Questa è una storia personale. Ma la racconto perchè sono certo che vi piacerà.
La Signora Valeri, conosciuta da tutti come quel grande genio dell’ironia e della sagacia, ha sempre dato spazio ai giovani, ha avuto sempre un atteggiamento aperto e accogliente verso chi iniziava il mestiere dell’artista. Sono tanti gli artisti che raccontano della sua genuina gentilezza nei confronti dei più piccoli. Grazie per averci insegnato a praticare la tenerezza!

Tanti anni fa vivevo a Roma e conoscevo una contessa, contessa vera, di quelle nobili con i gioielli e i castelli (anche se i suoi castelli non li avevo visti), che era amica di sua Maestà Franca Valeri.
La contessa era una brava donna, e sapeva che ad un giovane aspirante attore avrebbe fatto piacere incontrare una grande artista del calibro della Valeri, ma facevo il cameriere e occasioni di incontro in teatro non ne avrei sicuramente avute se non fossi andato io a vedere uno spettacolo della Signora Valeri.
E la contessa mi diceva : …E come facciamo? …E come facciamo? Prima o poi te la faccio incontrare…etc etc .

Un giorno ero a casa della contessa a sognare guardando i gingilli sopra le pareti e i quadri appesi ai mobili e immaginavo cene fantastiche su quel tavolo antico di tre metri con sopra un vassoio d’argento pieno di finta frutta fresca; tra una chiacchiera e l’altra, arrivò una telefonata con quel telefono, di quelli con i fili, che quando squillava faceva vibrare pure la lucidissima laccatura del piano forte, sul quale si trovava.
La contessa rispondendo con una serie di saluti e ossequi affettuosi mi fece capire che dall’altro lato del filo, c’era qualcuno di importante: la signora Valeri.  
Io mi avvicinai per cercare di toccare quella voce che mi sembrava così familiare e senza tempo che quasi quasi avevo l’impressione che la signora Valeri mi avrebbe potuto vedere.
Parlava del tempo, di una cena che aveva fatto con il sindaco di un paese dove aveva fatto uno spettacolo e dei suoi cani adorati, tra i quali il suo prediletto RORO.
La contessa disse: “Franca qui accanto a me c’è un ragazzo che vuole fare l’attore”.
Valeri: “Oh poverino!”
La contessa: “E’ un tuo fan!”
Valeri: “Oh doppiamente poverino!”
Io mi sentivo ricchissimo e fortunatissimo, altro che poverino: la signora Valeri sapeva, in qualche modo, che esistevo.
La contessa: “Ha un nome bellissimo, si chiama Tindaro!”
Valeri: “Pindaro?”
La contessa: “No, Tindaro con la T!”
Valeri: “Ah, Tindaro.”
Silenzio inquietante!
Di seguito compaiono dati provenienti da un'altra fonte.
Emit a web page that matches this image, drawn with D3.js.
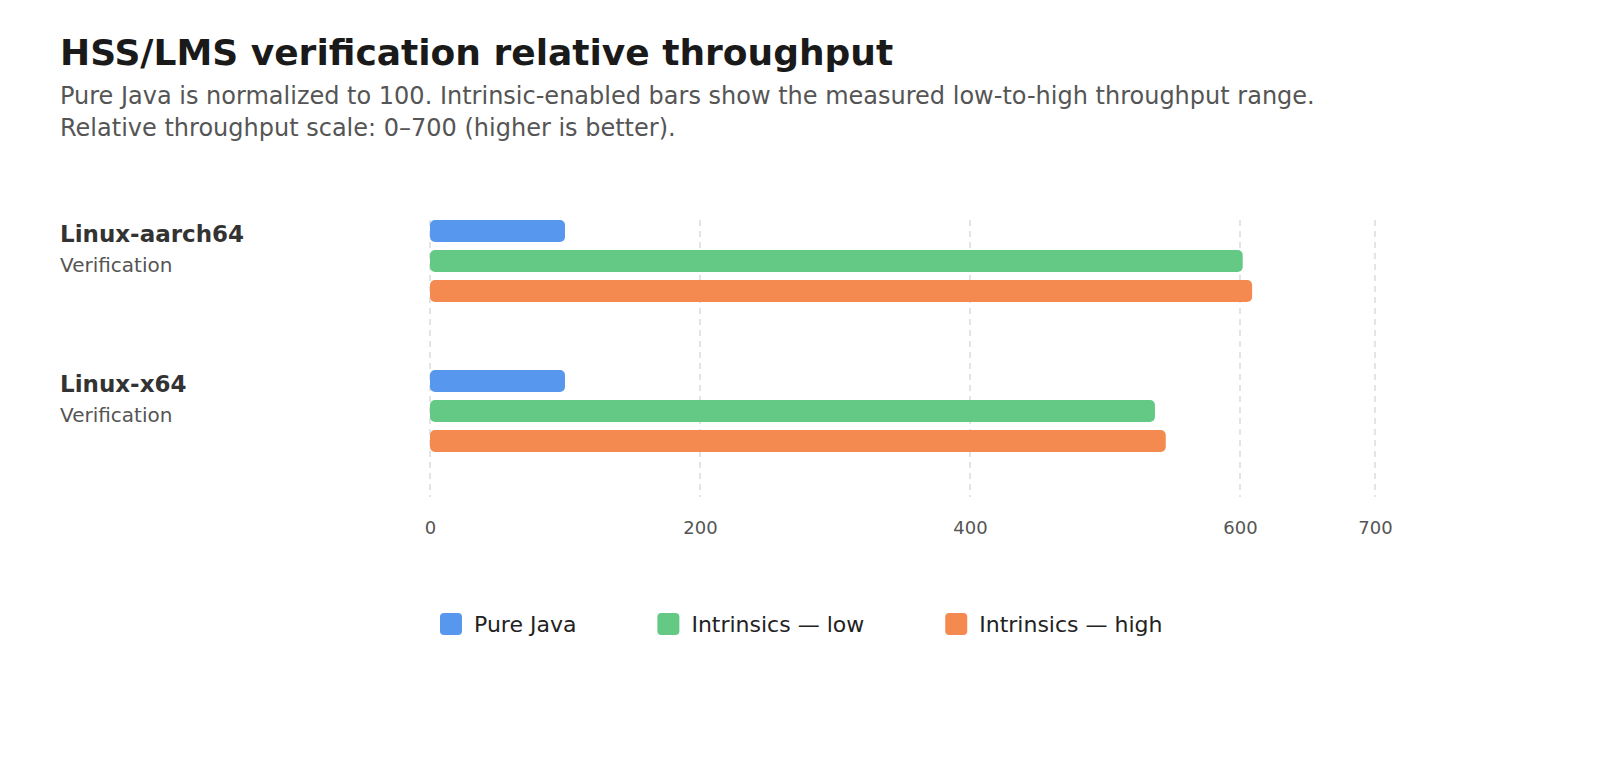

Forse mi avrà visto al negozio di scarpe, pensavo, vagheggiavo, sragionavo, oppure avrà sentito parlare di me da….ma da chi?!?
Valeri:  “RORO ci piace Tindaro? Ci piace! Beh…farà l’attore con quel nome”.
La contessa mi strizzò l’occhio come a dire che avevo la benedizione della signora Valeri, e io sentii sprizzare gioia e felicità da ogni poro e cominciai a dire sotto voce: “Che meraviglia, che meraviglia, è meravigliosa”.
Valeri: “Quando arriverà il fratellino di RORO si potrebbe chiamare Tindaro!”.

Io non so se poi avrà mai chiamato Tindaro uno dei suoi cagnolini, ma sicuramente in ogni momento io sarò sempre qui, pronto, a scodinzolare per Sua Maestà Valeri, espressione massima dell’intelligenza della scrittura teatrale femminile italiana.